Contrary to subsequent myth, Stalin was not widely loved or respected, peasants had bitter hatred for communism and restless national minorities went over to the Germans. Even at the height of battle, when the tide was turning after Stalingrad and with NKVD troops at the rear to fire on anyone retreating, men deserted in droves. Just before the battle of Kursk, some 6,000 troops deserted. Some 158,000 men were formally sentenced to be executed during the war, and at least 422,700 were sentenced to serve in penal battalions, ordered forward to almost certain death. It was not just the unbearable conditions, the hunger and the panic: there was also desperate worry about families lost or under German occupation. And yet, despite all this, the Red Army prevailed. Merridale dwells on what kept it going: the deep Russian patriotism, genuine horror at German atrocities, comradeship – even if it lasted only weeks before death intervened – fast-learnt leadership, better training and the gradual replacement of political appointees by tough, seasoned officers. Stalin finally listened to his generals. The massive war effort paid off: by 1943, the Soviets were turning out T-34 tanks, the mainstay of the war, at a rate of over 1,200 a month. The technology was simple but effective, the tactics became sophisticated and morale rose as propaganda fanned tales of heroism.

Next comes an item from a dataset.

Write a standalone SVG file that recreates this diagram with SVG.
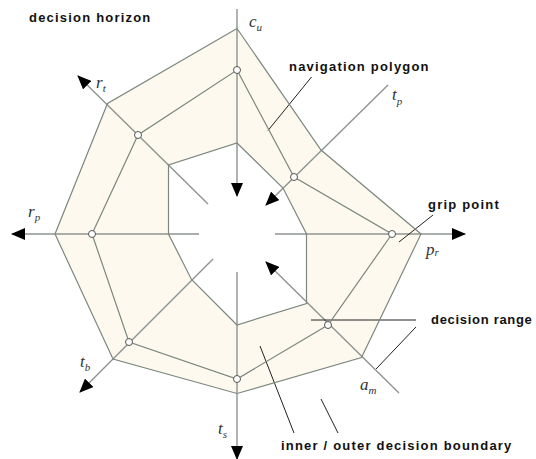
<svg xmlns="http://www.w3.org/2000/svg" width="536" height="459" viewBox="0 0 536 459">
<style>
.band{fill:#fdf9ee;stroke:none}
.poly{fill:none;stroke:#7d877f;stroke-width:1.2}
.axis{fill:none;stroke:#8e948f;stroke-width:1.4}
.lead{fill:none;stroke:#222;stroke-width:1}
.pt{fill:#fff;stroke:#555;stroke-width:1}
.lbl{font-family:"Liberation Sans",Arial,sans-serif;font-weight:bold;font-size:13px;letter-spacing:1.2px;fill:#111}
.ax{font-family:"Liberation Serif","Times New Roman",serif;font-style:italic;font-size:17px;fill:#333}
.sub{font-size:11px}
</style>
<defs>
<marker id="ah" viewBox="0 0 14 12" refX="13" refY="6" markerWidth="14" markerHeight="12" markerUnits="userSpaceOnUse" orient="auto">
<path d="M0,0 L14,6 L0,12 Z" fill="#000"/>
</marker>
</defs>
<g id="band">
<path class="band" fill-rule="evenodd" d="M237,28.5 L321,150 L421,234 L361.5,357.5 L237,393.5 L113,359 L55,234 L107.5,103.5 Z M237,143 L283,188 L306.5,234 L306.5,303.5 L237,325 L191.5,279.5 L168.5,234 L168.5,165 Z"/>
</g>
<g id="connectors">
<line class="axis" x1="237" y1="9" x2="237" y2="196" marker-end="url(#ah)"/>
<line class="axis" x1="208" y1="204" x2="78" y2="76" marker-end="url(#ah)"/>
<line class="axis" x1="388" y1="85" x2="266" y2="205" marker-end="url(#ah)"/>
<line class="axis" x1="275" y1="234" x2="465" y2="234" marker-end="url(#ah)"/>
<line class="axis" x1="399" y1="393" x2="266" y2="262" marker-end="url(#ah)"/>
<line class="axis" x1="237" y1="272" x2="237" y2="459" marker-end="url(#ah)"/>
<line class="axis" x1="213" y1="259" x2="80" y2="392" marker-end="url(#ah)"/>
<line class="axis" x1="199" y1="234" x2="12" y2="234" marker-end="url(#ah)"/>
<line class="lead" x1="311.5" y1="77" x2="268" y2="130.5"/>
<line class="lead" x1="399" y1="242" x2="433" y2="215"/>
<line class="lead" x1="311" y1="320" x2="416" y2="320"/>
<line class="lead" x1="416" y1="327" x2="376" y2="369"/>
<line class="lead" x1="260" y1="346" x2="294" y2="433"/>
<line class="lead" x1="321" y1="399" x2="338" y2="433"/>
</g>
<g id="outer-boundary">
<path class="poly" d="M237,28.5 L321,150 L421,234 L361.5,357.5 L237,393.5 L113,359 L55,234 L107.5,103.5 Z"/>
</g>
<g id="inner-boundary">
<path class="poly" d="M237,143 L283,188 L306.5,234 L306.5,303.5 L237,325 L191.5,279.5 L168.5,234 L168.5,165 Z"/>
</g>
<g id="navigation-polygon">
<path class="poly" d="M237,70 L294,177 L392,234 L328,325 L237,379 L129,342 L92,234 L138,135 Z"/>
<circle class="pt" cx="237" cy="70" r="3.5"/>
<circle class="pt" cx="294" cy="177" r="3.5"/>
<circle class="pt" cx="392" cy="234" r="3.5"/>
<circle class="pt" cx="328" cy="325" r="3.5"/>
<circle class="pt" cx="237" cy="379" r="3.5"/>
<circle class="pt" cx="129" cy="342" r="3.5"/>
<circle class="pt" cx="92" cy="234" r="3.5"/>
<circle class="pt" cx="138" cy="135" r="3.5"/>
</g>
<g id="labels">
<text class="lbl" x="29" y="22">decision horizon</text>
<text class="lbl" x="289" y="71">navigation polygon</text>
<text class="lbl" x="428" y="209">grip point</text>
<text class="lbl" x="431" y="324" style="letter-spacing:0.7px">decision range</text>
<text class="lbl" x="281" y="450">inner / outer decision boundary</text>
</g>
<g id="axis-labels">
<text class="ax" x="249" y="27">c<tspan class="sub" dy="4">u</tspan></text>
<text class="ax" x="96" y="88">r<tspan class="sub" dy="4">t</tspan></text>
<text class="ax" x="28" y="217">r<tspan class="sub" dy="4">p</tspan></text>
<text class="ax" x="392" y="100">t<tspan class="sub" dy="5">p</tspan></text>
<text class="ax" x="426" y="255">p<tspan class="sub" dy="1">r</tspan></text>
<text class="ax" x="360" y="390">a<tspan class="sub" dy="4">m</tspan></text>
<text class="ax" x="80" y="367">t<tspan class="sub" dy="4">b</tspan></text>
<text class="ax" x="218" y="434">t<tspan class="sub" dy="4">s</tspan></text>
</g>
</svg>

The books covers every aspect of daily life: sex (very little of it), religion (tenaciously present), politics (omnipresent) and the powerful thirst for revenge. Merridale seamlessly weaves the anecdotes with the narrative, the war history with the battlefield experience of individual soldiers, the official claims and the grim reality. She follows the Red Army as it fights back through ruined villages, past the hideous liberated concentration camps and into the ruins of Berlin. It was an eventual triumph. But at a stupendous and unimaginable national and human cost.